With the right amount of half hole in the second finger, this high D fingering tends to pop right out and is fairly in tune.

This high E flat fingering I called "magic E flat" when I learned it because even a player not very comfortable with the high end of the horn can pop it out at a moment's notice. Though the technical transition from the high D is complex, I've found that this fingering is closely related to the "harmonic E" fingering I use for the note just above, and this fingering gives me the most reliable articulation and widest dynamic range of the E flat fingerings I've tried.

 

My default high E fingering is this "harmonic" E, instead of using the E key, it is based on over-blowing a harmonic from a modified lower fingering. With the right amount of half hole, this is my best bet for articulating the note and gives me the best stability and tone, though because it is technically very different from a lot of notes below it, using the alternate with the E key is often a better choice when slurring from a lower note to high E to eliminate the blip made when your fingers jump between fingerings.

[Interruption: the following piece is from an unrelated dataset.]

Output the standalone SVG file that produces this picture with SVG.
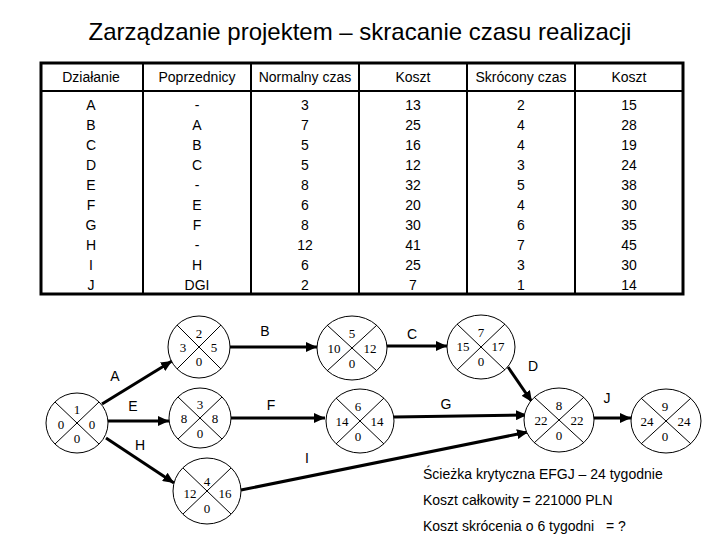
<svg xmlns="http://www.w3.org/2000/svg" width="720" height="540" viewBox="0 0 720 540">
<defs>
<style>
.t{font-family:"Liberation Sans",Arial,sans-serif;font-size:14px;fill:#000;text-anchor:middle}
.title{font-family:"Liberation Sans",Arial,sans-serif;font-size:24px;fill:#000;text-anchor:middle}
.lab{font-family:"Liberation Sans",Arial,sans-serif;font-size:14px;fill:#000;text-anchor:middle}
.txt{font-family:"Liberation Sans",Arial,sans-serif;font-size:14px;fill:#000}
.n{font-family:"Liberation Serif","Times New Roman",serif;font-size:13px;fill:#000;text-anchor:middle;dominant-baseline:central}
.c{fill:#fff;stroke:#000;stroke-width:1}
.x{stroke:#000;stroke-width:1}
.e{stroke:#000;stroke-width:3;fill:none;marker-end:url(#ah)}
.b{stroke:#000;fill:none}
</style>
<marker id="ah" markerUnits="userSpaceOnUse" markerWidth="12" markerHeight="10" refX="11" refY="5" orient="auto">
<path d="M0,0 L11,5 L0,10 z" fill="#000"/>
</marker>
</defs>
<rect width="720" height="540" fill="#fff"/>
<text class="title" x="360" y="40">Zarządzanie projektem – skracanie czasu realizacji</text>

<g id="table">
<rect class="b" x="41" y="63" width="642" height="231" stroke-width="3"/>
<line class="b" x1="41" y1="91" x2="683" y2="91" stroke-width="2"/>
<line class="b" x1="143" y1="63" x2="143" y2="294" stroke-width="2"/>
<line class="b" x1="251" y1="63" x2="251" y2="294" stroke-width="2"/>
<line class="b" x1="359" y1="63" x2="359" y2="294" stroke-width="2"/>
<line class="b" x1="467" y1="63" x2="467" y2="294" stroke-width="2"/>
<line class="b" x1="575" y1="63" x2="575" y2="294" stroke-width="2"/>
<g class="t">
<text x="91" y="82">Działanie</text><text x="197" y="82">Poprzednicy</text><text x="305" y="82">Normalny czas</text><text x="413" y="82">Koszt</text><text x="521" y="82">Skrócony czas</text><text x="629" y="82">Koszt</text>
<text x="91" y="110">A</text><text x="197" y="110">-</text><text x="305" y="110">3</text><text x="413" y="110">13</text><text x="521" y="110">2</text><text x="629" y="110">15</text>
<text x="91" y="130">B</text><text x="197" y="130">A</text><text x="305" y="130">7</text><text x="413" y="130">25</text><text x="521" y="130">4</text><text x="629" y="130">28</text>
<text x="91" y="150">C</text><text x="197" y="150">B</text><text x="305" y="150">5</text><text x="413" y="150">16</text><text x="521" y="150">4</text><text x="629" y="150">19</text>
<text x="91" y="170">D</text><text x="197" y="170">C</text><text x="305" y="170">5</text><text x="413" y="170">12</text><text x="521" y="170">3</text><text x="629" y="170">24</text>
<text x="91" y="190">E</text><text x="197" y="190">-</text><text x="305" y="190">8</text><text x="413" y="190">32</text><text x="521" y="190">5</text><text x="629" y="190">38</text>
<text x="91" y="210">F</text><text x="197" y="210">E</text><text x="305" y="210">6</text><text x="413" y="210">20</text><text x="521" y="210">4</text><text x="629" y="210">30</text>
<text x="91" y="230">G</text><text x="197" y="230">F</text><text x="305" y="230">8</text><text x="413" y="230">30</text><text x="521" y="230">6</text><text x="629" y="230">35</text>
<text x="91" y="250">H</text><text x="197" y="250">-</text><text x="305" y="250">12</text><text x="413" y="250">41</text><text x="521" y="250">7</text><text x="629" y="250">45</text>
<text x="91" y="270">I</text><text x="197" y="270">H</text><text x="305" y="270">6</text><text x="413" y="270">25</text><text x="521" y="270">3</text><text x="629" y="270">30</text>
<text x="91" y="290">J</text><text x="197" y="290">DGI</text><text x="305" y="290">2</text><text x="413" y="290">7</text><text x="521" y="290">1</text><text x="629" y="290">14</text>
</g>
</g>

<g id="connectors">
<line class="e" x1="102" y1="404" x2="172" y2="361"/>
<line class="e" x1="108" y1="421" x2="169" y2="421"/>
<line class="e" x1="106" y1="438" x2="174" y2="483"/>
<line class="e" x1="230" y1="347" x2="317" y2="347"/>
<line class="e" x1="387" y1="346" x2="447" y2="346"/>
<line class="e" x1="231" y1="418" x2="325" y2="418"/>
<line class="e" x1="394" y1="417" x2="527" y2="415"/>
<line class="e" x1="241" y1="490" x2="528" y2="432"/>
<line class="e" x1="508" y1="367" x2="532" y2="402"/>
<line class="e" x1="594" y1="418" x2="631" y2="418"/>
<g class="lab">
<text x="115" y="381">A</text><text x="133" y="411">E</text><text x="140" y="450">H</text>
<text x="265" y="336">B</text><text x="412" y="339">C</text><text x="271" y="410">F</text>
<text x="446" y="409">G</text><text x="307" y="463">I</text><text x="533" y="371">D</text>
<text x="607" y="403">J</text>
</g>
</g>

<g id="node1">
<ellipse class="c" cx="77" cy="423" rx="31" ry="30"/>
<line class="x" x1="55" y1="402" x2="99" y2="444"/><line class="x" x1="99" y1="402" x2="55" y2="444"/>
<text class="n" x="77" y="409">1</text><text class="n" x="61" y="424">0</text><text class="n" x="92" y="424">0</text><text class="n" x="77" y="438">0</text>
</g>
<g id="node2">
<ellipse class="c" cx="199" cy="347" rx="31" ry="31"/>
<line class="x" x1="177" y1="325" x2="221" y2="369"/><line class="x" x1="221" y1="325" x2="177" y2="369"/>
<text class="n" x="199" y="333">2</text><text class="n" x="183" y="347">3</text><text class="n" x="214" y="347">5</text><text class="n" x="199" y="361">0</text>
</g>
<g id="node3">
<ellipse class="c" cx="200" cy="418" rx="31" ry="30"/>
<line class="x" x1="178" y1="397" x2="222" y2="439"/><line class="x" x1="222" y1="397" x2="178" y2="439"/>
<text class="n" x="200" y="404">3</text><text class="n" x="184" y="418">8</text><text class="n" x="215" y="418">8</text><text class="n" x="200" y="433">0</text>
</g>
<g id="node4">
<ellipse class="c" cx="207" cy="491" rx="34" ry="33"/>
<line class="x" x1="183" y1="468" x2="231" y2="514"/><line class="x" x1="231" y1="468" x2="183" y2="514"/>
<text class="n" x="207" y="481">4</text><text class="n" x="190" y="493">12</text><text class="n" x="225" y="493">16</text><text class="n" x="207" y="508">0</text>
</g>
<g id="node5">
<ellipse class="c" cx="352" cy="348" rx="35" ry="32"/>
<line class="x" x1="327" y1="325" x2="377" y2="371"/><line class="x" x1="377" y1="325" x2="327" y2="371"/>
<text class="n" x="352" y="333">5</text><text class="n" x="334" y="348">10</text><text class="n" x="370" y="348">12</text><text class="n" x="352" y="363">0</text>
</g>
<g id="node6">
<ellipse class="c" cx="360" cy="421" rx="34" ry="32"/>
<line class="x" x1="336" y1="398" x2="384" y2="444"/><line class="x" x1="384" y1="398" x2="336" y2="444"/>
<text class="n" x="358" y="406">6</text><text class="n" x="342" y="421">14</text><text class="n" x="377" y="421">14</text><text class="n" x="358" y="436">0</text>
</g>
<g id="node7">
<ellipse class="c" cx="481" cy="347" rx="34" ry="32"/>
<line class="x" x1="457" y1="324" x2="505" y2="370"/><line class="x" x1="505" y1="324" x2="457" y2="370"/>
<text class="n" x="481" y="332">7</text><text class="n" x="463" y="346">15</text><text class="n" x="498" y="346">17</text><text class="n" x="481" y="361">0</text>
</g>
<g id="node8">
<ellipse class="c" cx="559" cy="420" rx="35" ry="32"/>
<line class="x" x1="534" y1="397" x2="584" y2="443"/><line class="x" x1="584" y1="397" x2="534" y2="443"/>
<text class="n" x="559" y="405">8</text><text class="n" x="541" y="420">22</text><text class="n" x="577" y="420">22</text><text class="n" x="559" y="435">0</text>
</g>
<g id="node9">
<ellipse class="c" cx="666" cy="421" rx="35" ry="32"/>
<line class="x" x1="641" y1="398" x2="691" y2="444"/><line class="x" x1="691" y1="398" x2="641" y2="444"/>
<text class="n" x="665" y="406">9</text><text class="n" x="647" y="421">24</text><text class="n" x="684" y="421">24</text><text class="n" x="665" y="436">0</text>
</g>

<g id="notes">
<text class="txt" x="423" y="479">Ścieżka krytyczna EFGJ – 24 tygodnie</text>
<text class="txt" x="423" y="505">Koszt całkowity = 221000 PLN</text>
<text class="txt" x="423" y="531" xml:space="preserve">Koszt skrócenia o 6 tygodni   = ?</text>
</g>
</svg>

I rarely use the thumb A flat key to play my A flats, but every so often there's an awkward passage where remembering that the key exists is all that it takes to fix a significant problem. The key actuates the same holes as the pinky A flat key, so they can be used interchangeably in either octave and sound identical.

 

I only use this in the staff E flat fingering as a last resort in technical passages. It is unfocused and sharp, but if you aim low it can be a good option for E flat to F trills and technical passages involving the D flat below it.

This is my "fast" F sharp fingering. I make every effort to use my primary one most of the time, but there are times when venting the second finger just isn't going to happen in something fast, so it helps to have this as an option. This, and others, often make good young player F sharp fingerings because they are much easier to get to, but I would still advocate using the second finger half hole fingering as a primary one.

Both the E flat and E fingerings using their respective keys are quick to get to when you get used to shifting your fingers off the tone holes, but neither is as stable, in tune, or articulates as reliably as the fingerings listed earlier. The lack of articulation is what really got me to convert, but there are certainly times when it pays to have a quicker option than the comparatively challenging other fingerings. For the high E fingering, I sometimes leave off the right hand first finger to get to it more cleanly, though using the finger yields a more stable note.